» **WHAT NEEDS TO BE DONE**
For the entries below, copy exactly the line that contains "Reproduce this chart with Chart.js." through the line that contains "var yTicks = [180, 185, 190, 195, 200];", both ends included, and exclude all pictures.

» **DATASET EXCERPTS**
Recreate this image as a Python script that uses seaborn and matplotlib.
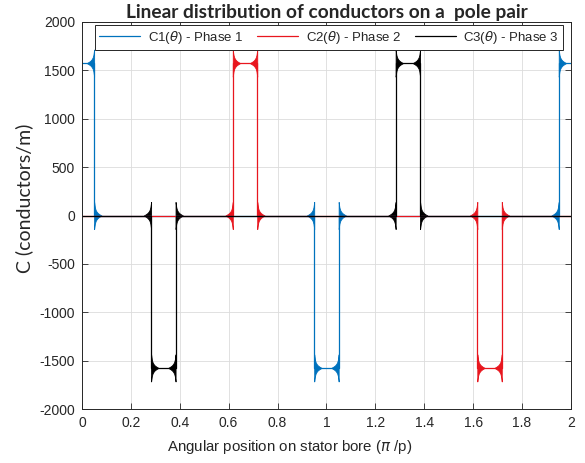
import numpy as np
import pandas as pd
import matplotlib
matplotlib.use("Agg")
import matplotlib.pyplot as plt
import seaborn as sns

# pulse data (x in units of pi/p)
phase_labels = [r"C1($\theta$) - Phase 1", r"C2($\theta$) - Phase 2", r"C3($\theta$) - Phase 3"]
phase_colors = ["#0072BD", "#E8161E", "#000000"]
pulse_centres = [[0.0, 1.0, 2.0], [0.667, 1.667], [0.333, 1.333]]
pulse_signs = [[1, -1, 1], [1, -1], [-1, 1]]
amplitude = 1575
half_width = 0.05
x_domain = [0, 2]

# Gibbs ringing envelope next to each edge (distance from edge, half height)
ring_dx = [0.0, 0.003, 0.006, 0.010, 0.015, 0.022, 0.030]
ring_env = [140, 85, 58, 40, 25, 12, 0]

xticks = [0, 0.2, 0.4, 0.6, 0.8, 1, 1.2, 1.4, 1.6, 1.8, 2]
xtick_labels = ["0", "0.2", "0.4", "0.6", "0.8", "1", "1.2", "1.4", "1.6", "1.8", "2"]
yticks = [-2000, -1500, -1000, -500, 0, 500, 1000, 1500, 2000]

sns.set_style("white")
plt.rcParams["font.family"] = ["Liberation Sans", "DejaVu Sans"]
plt.rcParams["mathtext.fontset"] = "dejavusans"
plt.rcParams["axes.unicode_minus"] = False

fig = plt.figure(figsize=(5.85, 4.63), dpi=100)
ax = fig.add_axes([0.140, 0.1166, 0.836, 0.8359])

for label, color, centres, signs in zip(phase_labels, phase_colors, pulse_centres, pulse_signs):
    xs, ys = [x_domain[0]], [0]
    for c, s in zip(centres, signs):
        a, b = c - half_width, c + half_width
        xs += [a, a, b, b]
        ys += [0, s * amplitude, s * amplitude, 0]
    xs.append(x_domain[1])
    ys.append(0)
    df = pd.DataFrame({"x": xs, "y": ys})
    sns.lineplot(data=df, x="x", y="y", sort=False, estimator=None, color=color,
                 lw=0.9, label=label, ax=ax)
    dx = np.array(ring_dx)
    env = np.array(ring_env)
    for c, s in zip(centres, signs):
        level = s * amplitude
        for edge, inward in [(c - half_width, 1), (c + half_width, -1)]:
            # high side (inside pulse) and zero side (outside pulse)
            for lev, d in [(level, inward), (0, -inward)]:
                xr = edge + d * dx
                ax.fill_between(xr, lev - env, lev + env, color=color, lw=0.6)

ax.set_xlim(*x_domain)
ax.set_ylim(-2000, 2000)
ax.set_xticks(xticks)
ax.set_xticklabels(xtick_labels)
ax.set_yticks(yticks)
ax.tick_params(direction="in", length=4, width=0.6, labelsize=10, colors="#262626",
               top=True, right=True, bottom=True, left=True, pad=5)
ax.grid(True, color="#dcdcdc", lw=0.6)
ax.set_axisbelow(True)
for sp in ax.spines.values():
    sp.set_color("#262626")
    sp.set_linewidth(0.7)

ax.set_xlabel(r"Angular position on stator bore ($\pi$ /p)", fontsize=10.8, color="#262626",
              va="center")
ax.xaxis.set_label_coords(0.425, -0.098)
ax.set_ylabel("C (conductors/m)", fontsize=14, family="Lato", color="#262626", va="center")
ax.yaxis.set_label_coords(-0.118, 0.545)
ax.set_title("Linear distribution of conductors on a  pole pair", fontsize=13.8,
             family="Lato", fontweight="bold", pad=3)

leg = ax.legend(loc="upper left", bbox_to_anchor=(0.027, 0.992, 0.957, 0.0),
                mode="expand", ncol=3, borderaxespad=0, fancybox=False,
                framealpha=1, edgecolor="#262626", fontsize=9.5, handlelength=3.1,
                borderpad=0.3, handletextpad=0.6)
leg.get_frame().set_linewidth(0.7)

fig.savefig("out.png", dpi=100)
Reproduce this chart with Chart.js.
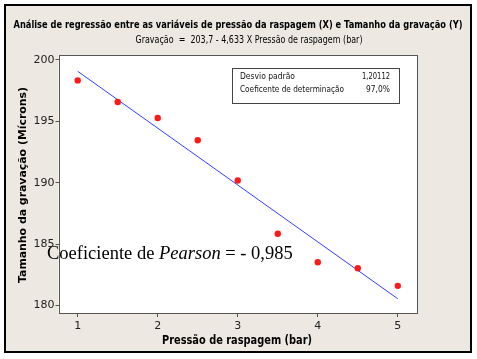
<!DOCTYPE html>
<html>
<head>
<meta charset="utf-8">
<script src="https://cdn.jsdelivr.net/npm/chart.js@4"></script>
<style>
body { margin: 0; background: #fff; }
canvas { display: block; }
</style>
</head>
<body>
<canvas id="myChart" width="477" height="359"></canvas>
<script>
// pressao de raspagem (bar) x tamanho da gravacao (microns)
var pressao = [1, 1.5, 2, 2.5, 3, 3.5, 4, 4.5, 5];
var gravacao = [198.33, 196.57, 195.27, 193.46, 190.18, 185.84, 183.51, 183.02, 181.59];
var retaX = [1, 5];
var retaY = [199.07, 180.54];
var xTicks = [1, 2, 3, 4, 5];
var yTicks = [180, 185, 190, 195, 200];

var titulo = 'Análise de regressão entre as variáveis de pressão da raspagem (X) e Tamanho da gravação (Y)';
var subtitulo = 'Gravação  =  203,7 - 4,633 X Pressão de raspagem (bar)';
var tituloX = 'Pressão de raspagem (bar)';
var tituloY = 'Tamanho da gravação (Mícrons)';
var estatNomes = ['Desvio padrão', 'Coeficente de determinação'];
var estatValores = ['1,20112', '97,0%'];
var pearson = ['Coeficiente de ', 'Pearson', ' = - 0,985'];

var ctx = document.getElementById('myChart').getContext('2d');

var pontos = [];
for (var i = 0; i < pressao.length; i++) pontos.push({x: pressao[i], y: gravacao[i]});
var reta = [];
for (var j = 0; j < retaX.length; j++) reta.push({x: retaX[j], y: retaY[j]});

var fundo = {
    id: 'fundo',
    beforeDraw: function(chart) {
        var c = chart.ctx, a = chart.chartArea;
        c.save();
        c.fillStyle = '#ffffff';
        c.fillRect(0, 0, chart.width, chart.height);
        c.fillStyle = '#ede9e2';
        c.fillRect(4, 4, 468, 349);
        c.strokeStyle = '#000';
        c.lineWidth = 2;
        c.strokeRect(5, 5, 466, 347);
        c.fillStyle = '#ffffff';
        c.fillRect(a.left, a.top, a.right - a.left, a.bottom - a.top);
        c.restore();
    },
    afterDraw: function(chart) {
        var c = chart.ctx, a = chart.chartArea;
        c.save();
        // moldura do grafico
        c.strokeStyle = '#555';
        c.lineWidth = 1;
        c.strokeRect(Math.round(a.left) + 0.5, Math.round(a.top) + 0.5, Math.round(a.right - a.left) - 1, Math.round(a.bottom - a.top));

        c.fillStyle = '#000';
        c.textAlign = 'center';
        c.textBaseline = 'middle';
        c.font = 'bold 11px "DejaVu Sans"';
        c.fillText(titulo, 238, 25, 449);
        c.font = '10px "DejaVu Sans"';
        c.fillText(subtitulo, 249, 40, 227);
        c.font = 'bold 12px "DejaVu Sans"';
        c.fillText(tituloX, 237, 341, 150);
        c.save();
        c.translate(23, 185);
        c.rotate(-Math.PI / 2);
        c.font = 'bold 11px "DejaVu Sans"';
        c.fillText(tituloY, 0, 0, 196);
        c.restore();

        // caixa de estatisticas
        c.fillStyle = '#fff';
        c.fillRect(232, 68, 167, 35);
        c.strokeStyle = '#444';
        c.strokeRect(232.5, 68.5, 167, 35);
        c.fillStyle = '#111';
        c.font = '9.5px "DejaVu Sans"';
        c.textBaseline = 'alphabetic';
        c.textAlign = 'left';
        c.fillText(estatNomes[0], 240, 79, 55);
        c.fillText(estatNomes[1], 240, 92, 104);
        c.textAlign = 'right';
        c.fillText(estatValores[0], 390, 79, 28);
        c.fillText(estatValores[1], 390, 92, 24);

        // coeficiente de Pearson
        c.fillStyle = '#000';
        c.textAlign = 'left';
        var x = 47;
        c.font = '18.5px "Liberation Serif"';
        c.fillText(pearson[0], x, 259);
        x += c.measureText(pearson[0]).width;
        c.font = 'italic 18.5px "Liberation Serif"';
        c.fillText(pearson[1], x, 259);
        x += c.measureText(pearson[1]).width;
        c.font = '18.5px "Liberation Serif"';
        c.fillText(pearson[2], x, 259);
        c.restore();
    }
};

var myChart = new Chart(ctx, {
    type: 'scatter',
    data: {
        datasets: [{
            label: 'Gravação',
            data: pontos,
            backgroundColor: '#ff1a1a',
            borderWidth: 0,
            pointRadius: 3.2,
            pointHoverRadius: 3.2
        }, {
            type: 'line',
            label: 'Reta',
            data: reta,
            borderColor: '#3040ff',
            borderWidth: 1,
            pointRadius: 0,
            fill: false
        }]
    },
    options: {
        responsive: false,
        animation: false,
        devicePixelRatio: 1,
        layout: { padding: { top: 55, right: 60, left: 0, bottom: 0 } },
        plugins: { legend: { display: false }, tooltip: { enabled: false } },
        scales: {
            x: {
                type: 'linear',
                min: 0.76,
                max: 5.24,
                afterFit: function(s) { s.height = 46; },
                afterBuildTicks: function(s) { s.ticks = xTicks.map(function(v){ return {value: v}; }); },
                grid: { drawOnChartArea: false, drawTicks: true, tickLength: 4, color: '#555' },
                border: { display: false },
                ticks: { color: '#222', font: { family: 'DejaVu Sans', size: 11 }, padding: 3, maxRotation: 0 }
            },
            y: {
                type: 'linear',
                min: 179.38,
                max: 200.4,
                afterFit: function(s) { s.width = 58.5; },
                afterBuildTicks: function(s) { s.ticks = yTicks.map(function(v){ return {value: v}; }); },
                grid: { drawOnChartArea: false, drawTicks: true, tickLength: 3, color: '#555' },
                border: { display: false },
                ticks: { color: '#222', font: { family: 'DejaVu Sans', size: 11 }, padding: 1 }
            }
        }
    },
    plugins: [fundo]
});
</script>
</body>
</html>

» **EXERCISE OUTPUT**
Reproduce this chart with Chart.js.
<!DOCTYPE html>
<html>
<head>
<meta charset="utf-8">
<script src="https://cdn.jsdelivr.net/npm/chart.js@4"></script>
<style>
body { margin: 0; background: #fff; }
canvas { display: block; }
</style>
</head>
<body>
<canvas id="myChart" width="477" height="359"></canvas>
<script>
// pressao de raspagem (bar) x tamanho da gravacao (microns)
var pressao = [1, 1.5, 2, 2.5, 3, 3.5, 4, 4.5, 5];
var gravacao = [198.33, 196.57, 195.27, 193.46, 190.18, 185.84, 183.51, 183.02, 181.59];
var retaX = [1, 5];
var retaY = [199.07, 180.54];
var xTicks = [1, 2, 3, 4, 5];
var yTicks = [180, 185, 190, 195, 200];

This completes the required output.